YOUR GOAL: Your copy of the material must match it exactly, except that pictures are dropped.

COLLECTED MATERIAL:
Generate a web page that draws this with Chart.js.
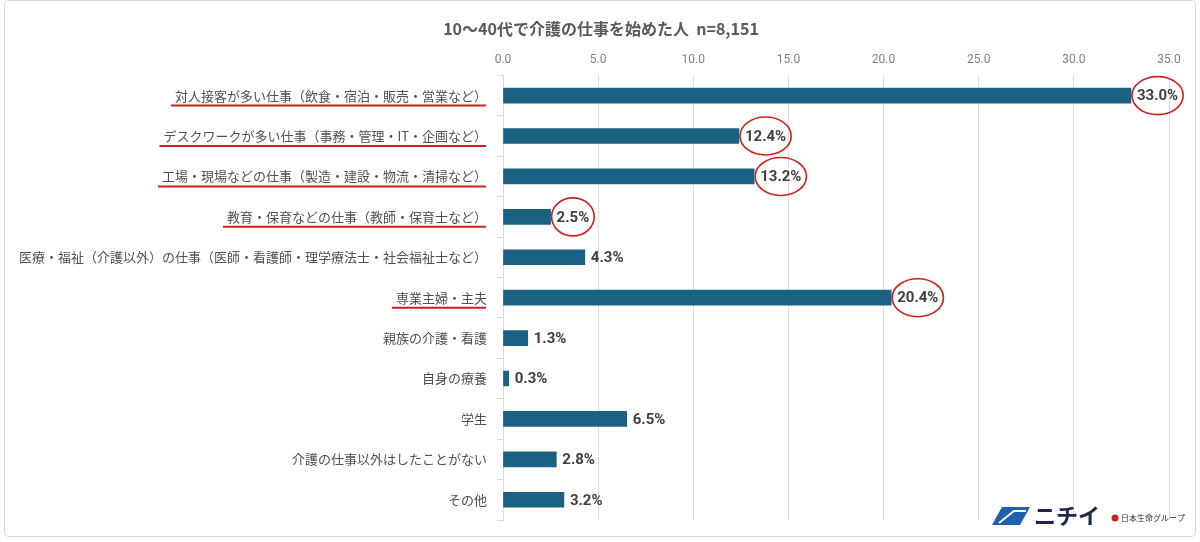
<!DOCTYPE html>
<html>
<head>
<meta charset="utf-8">
<script src="https://cdn.jsdelivr.net/npm/chart.js@4"></script>
<style>
  html, body { margin: 0; padding: 0; background: #fff; }
  #wrap { position: relative; width: 1200px; height: 542px; }
</style>
</head>
<body>
<div id="wrap"><canvas id="careerChart" width="1200" height="542"></canvas></div>
<script>
const chartTitle = '10～40代で介護の仕事を始めた人  n=8,151';
const categories = [
    '対人接客が多い仕事（飲食・宿泊・販売・営業など）',
    'デスクワークが多い仕事（事務・管理・IT・企画など）',
    '工場・現場などの仕事（製造・建設・物流・清掃など）',
    '教育・保育などの仕事（教師・保育士など）',
    '医療・福祉（介護以外）の仕事（医師・看護師・理学療法士・社会福祉士など）',
    '専業主婦・主夫',
    '親族の介護・看護',
    '自身の療養',
    '学生',
    '介護の仕事以外はしたことがない',
    'その他'
];
const percentValues = [33.0, 12.4, 13.2, 2.5, 4.3, 20.4, 1.3, 0.3, 6.5, 2.8, 3.2];
const highlighted = [0, 1, 2, 3, 5];
const xTicks = [0, 5, 10, 15, 20, 25, 30, 35];

const FONT_JP = '"Noto Sans CJK JP", "Noto Sans", sans-serif';
const RED = '#d41e1e';

// value labels, red underlines/circles, title, logo and frame
const annotatePlugin = {
    id: 'annotate',
    afterDatasetsDraw(chart) {
        const ctx = chart.ctx;
        const meta = chart.getDatasetMeta(0);
        const yScale = chart.scales.y;
        ctx.save();

        // title, centred on the whole picture
        ctx.fillStyle = '#595959';
        ctx.font = 'bold 16px ' + FONT_JP;
        ctx.textAlign = 'center';
        ctx.textBaseline = 'middle';
        ctx.fillText(chartTitle, 601, 29);

        ctx.font = 'bold 15px Roboto, "Liberation Sans", sans-serif';
        ctx.textAlign = 'left';
        meta.data.forEach(function (bar, i) {
            const text = percentValues[i].toFixed(1) + '%';
            const x = bar.x + 6;
            const w = ctx.measureText(text).width;
            ctx.fillStyle = '#404040';
            ctx.fillText(text, x, bar.y + 1);
            if (highlighted.includes(i)) {
                ctx.strokeStyle = RED;
                ctx.lineWidth = 1.6;
                ctx.beginPath();
                ctx.ellipse(x + w / 2, bar.y, w / 2 + 5, 19, 0, 0, Math.PI * 2);
                ctx.stroke();
            }
        });

        // underline highlighted category labels
        ctx.font = '13px ' + FONT_JP;
        highlighted.forEach(function (i) {
            const y = yScale.getPixelForValue(i) + 10;
            const right = yScale.right - 18;
            const w = ctx.measureText(categories[i]).width;
            ctx.strokeStyle = RED;
            ctx.lineWidth = 2;
            ctx.beginPath();
            ctx.moveTo(right - w - 2, y);
            ctx.lineTo(right + 1, y);
            ctx.stroke();
        });

        // logo
        ctx.fillStyle = '#1f5fb0';
        ctx.beginPath();
        ctx.moveTo(992, 525); ctx.lineTo(1002, 507); ctx.lineTo(1030, 507); ctx.lineTo(1020, 525);
        ctx.closePath();
        ctx.fill();
        ctx.strokeStyle = '#ffffff';
        ctx.lineWidth = 2;
        ctx.beginPath();
        ctx.moveTo(999, 523); ctx.lineTo(1014, 511); ctx.lineTo(1026, 511);
        ctx.stroke();
        ctx.fillStyle = '#1b2a4a';
        ctx.font = 'bold 22px ' + FONT_JP;
        ctx.fillText('ニチイ', 1034, 516);
        ctx.fillStyle = '#d0201c';
        ctx.beginPath();
        ctx.arc(1115, 518, 3.5, 0, Math.PI * 2);
        ctx.fill();
        ctx.fillStyle = '#333';
        ctx.font = '8px ' + FONT_JP;
        ctx.fillText('日本生命グループ', 1121, 518);

        // outer frame
        ctx.strokeStyle = '#d6d6d6';
        ctx.lineWidth = 1;
        ctx.beginPath();
        ctx.roundRect(4.5, 0.5, 1191, 536, 4);
        ctx.stroke();
        ctx.restore();
    }
};

new Chart(document.getElementById('careerChart').getContext('2d'), {
    type: 'bar',
    data: {
        labels: categories,
        datasets: [{
            data: percentValues,
            backgroundColor: '#1a6182',
            borderWidth: 0,
            barThickness: 15
        }]
    },
    options: {
        indexAxis: 'y',
        responsive: false,
        animation: false,
        layout: { padding: { left: 8, right: 31, top: 45, bottom: 22 } },
        plugins: {
            legend: { display: false },
            tooltip: { enabled: false },
            title: { display: false }
        },
        scales: {
            x: {
                position: 'top',
                min: 0,
                max: 35,
                afterBuildTicks: function (scale) {
                    scale.ticks = xTicks.map(function (v) { return { value: v }; });
                },
                ticks: {
                    color: '#7f7f7f',
                    font: { family: 'Roboto, sans-serif', size: 12 },
                    padding: 8,
                    callback: function (v) { return Number(v).toFixed(1); }
                },
                grid: { color: '#dcdcdc', drawTicks: false },
                border: { display: false }
            },
            y: {
                afterFit: function (scale) { scale.width = 495; },
                ticks: {
                    color: '#505050',
                    font: { family: FONT_JP, size: 13 },
                    padding: 10
                },
                grid: {
                    offset: true,
                    drawOnChartArea: false,
                    drawTicks: true,
                    tickLength: 6,
                    color: '#d9d9d9'
                },
                border: { display: true, color: '#d9d9d9' }
            }
        }
    },
    plugins: [annotatePlugin]
});
</script>
</body>
</html>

WRITTEN RESPONSE:
Generate a web page that draws this with Chart.js.
<!DOCTYPE html>
<html>
<head>
<meta charset="utf-8">
<script src="https://cdn.jsdelivr.net/npm/chart.js@4"></script>
<style>
  html, body { margin: 0; padding: 0; background: #fff; }
  #wrap { position: relative; width: 1200px; height: 542px; }
</style>
</head>
<body>
<div id="wrap"><canvas id="careerChart" width="1200" height="542"></canvas></div>
<script>
const chartTitle = '10～40代で介護の仕事を始めた人  n=8,151';
const categories = [
    '対人接客が多い仕事（飲食・宿泊・販売・営業など）',
    'デスクワークが多い仕事（事務・管理・IT・企画など）',
    '工場・現場などの仕事（製造・建設・物流・清掃など）',
    '教育・保育などの仕事（教師・保育士など）',
    '医療・福祉（介護以外）の仕事（医師・看護師・理学療法士・社会福祉士など）',
    '専業主婦・主夫',
    '親族の介護・看護',
    '自身の療養',
    '学生',
    '介護の仕事以外はしたことがない',
    'その他'
];
const percentValues = [33.0, 12.4, 13.2, 2.5, 4.3, 20.4, 1.3, 0.3, 6.5, 2.8, 3.2];
const highlighted = [0, 1, 2, 3, 5];
const xTicks = [0, 5, 10, 15, 20, 25, 30, 35];

const FONT_JP = '"Noto Sans CJK JP", "Noto Sans", sans-serif';
const RED = '#d41e1e';

// value labels, red underlines/circles, title, logo and frame
const annotatePlugin = {
    id: 'annotate',
    afterDatasetsDraw(chart) {
        const ctx = chart.ctx;
        const meta = chart.getDatasetMeta(0);
        const yScale = chart.scales.y;
        ctx.save();

        // title, centred on the whole picture
        ctx.fillStyle = '#595959';
        ctx.font = 'bold 16px ' + FONT_JP;
        ctx.textAlign = 'center';
        ctx.textBaseline = 'middle';
        ctx.fillText(chartTitle, 601, 29);

        ctx.font = 'bold 15px Roboto, "Liberation Sans", sans-serif';
        ctx.textAlign = 'left';
        meta.data.forEach(function (bar, i) {
            const text = percentValues[i].toFixed(1) + '%';
            const x = bar.x + 6;
            const w = ctx.measureText(text).width;
            ctx.fillStyle = '#404040';
            ctx.fillText(text, x, bar.y + 1);
            if (highlighted.includes(i)) {
                ctx.strokeStyle = RED;
                ctx.lineWidth = 1.6;
                ctx.beginPath();
                ctx.ellipse(x + w / 2, bar.y, w / 2 + 5, 19, 0, 0, Math.PI * 2);
                ctx.stroke();
            }
        });

        // underline highlighted category labels
        ctx.font = '13px ' + FONT_JP;
        highlighted.forEach(function (i) {
            const y = yScale.getPixelForValue(i) + 10;
            const right = yScale.right - 18;
            const w = ctx.measureText(categories[i]).width;
            ctx.strokeStyle = RED;
            ctx.lineWidth = 2;
            ctx.beginPath();
            ctx.moveTo(right - w - 2, y);
            ctx.lineTo(right + 1, y);
            ctx.stroke();
        });

        // logo
        ctx.fillStyle = '#1f5fb0';
        ctx.beginPath();
        ctx.moveTo(992, 525); ctx.lineTo(1002, 507); ctx.lineTo(1030, 507); ctx.lineTo(1020, 525);
        ctx.closePath();
        ctx.fill();
        ctx.strokeStyle = '#ffffff';
        ctx.lineWidth = 2;
        ctx.beginPath();
        ctx.moveTo(999, 523); ctx.lineTo(1014, 511); ctx.lineTo(1026, 511);
        ctx.stroke();
        ctx.fillStyle = '#1b2a4a';
        ctx.font = 'bold 22px ' + FONT_JP;
        ctx.fillText('ニチイ', 1034, 516);
        ctx.fillStyle = '#d0201c';
        ctx.beginPath();
        ctx.arc(1115, 518, 3.5, 0, Math.PI * 2);
        ctx.fill();
        ctx.fillStyle = '#333';
        ctx.font = '8px ' + FONT_JP;
        ctx.fillText('日本生命グループ', 1121, 518);

        // outer frame
        ctx.strokeStyle = '#d6d6d6';
        ctx.lineWidth = 1;
        ctx.beginPath();
        ctx.roundRect(4.5, 0.5, 1191, 536, 4);
        ctx.stroke();
        ctx.restore();
    }
};

new Chart(document.getElementById('careerChart').getContext('2d'), {
    type: 'bar',
    data: {
        labels: categories,
        datasets: [{
            data: percentValues,
            backgroundColor: '#1a6182',
            borderWidth: 0,
            barThickness: 15
        }]
    },
    options: {
        indexAxis: 'y',
        responsive: false,
        animation: false,
        layout: { padding: { left: 8, right: 31, top: 45, bottom: 22 } },
        plugins: {
            legend: { display: false },
            tooltip: { enabled: false },
            title: { display: false }
        },
        scales: {
            x: {
                position: 'top',
                min: 0,
                max: 35,
                afterBuildTicks: function (scale) {
                    scale.ticks = xTicks.map(function (v) { return { value: v }; });
                },
                ticks: {
                    color: '#7f7f7f',
                    font: { family: 'Roboto, sans-serif', size: 12 },
                    padding: 8,
                    callback: function (v) { return Number(v).toFixed(1); }
                },
                grid: { color: '#dcdcdc', drawTicks: false },
                border: { display: false }
            },
            y: {
                afterFit: function (scale) { scale.width = 495; },
                ticks: {
                    color: '#505050',
                    font: { family: FONT_JP, size: 13 },
                    padding: 10
                },
                grid: {
                    offset: true,
                    drawOnChartArea: false,
                    drawTicks: true,
                    tickLength: 6,
                    color: '#d9d9d9'
                },
                border: { display: true, color: '#d9d9d9' }
            }
        }
    },
    plugins: [annotatePlugin]
});
</script>
</body>
</html>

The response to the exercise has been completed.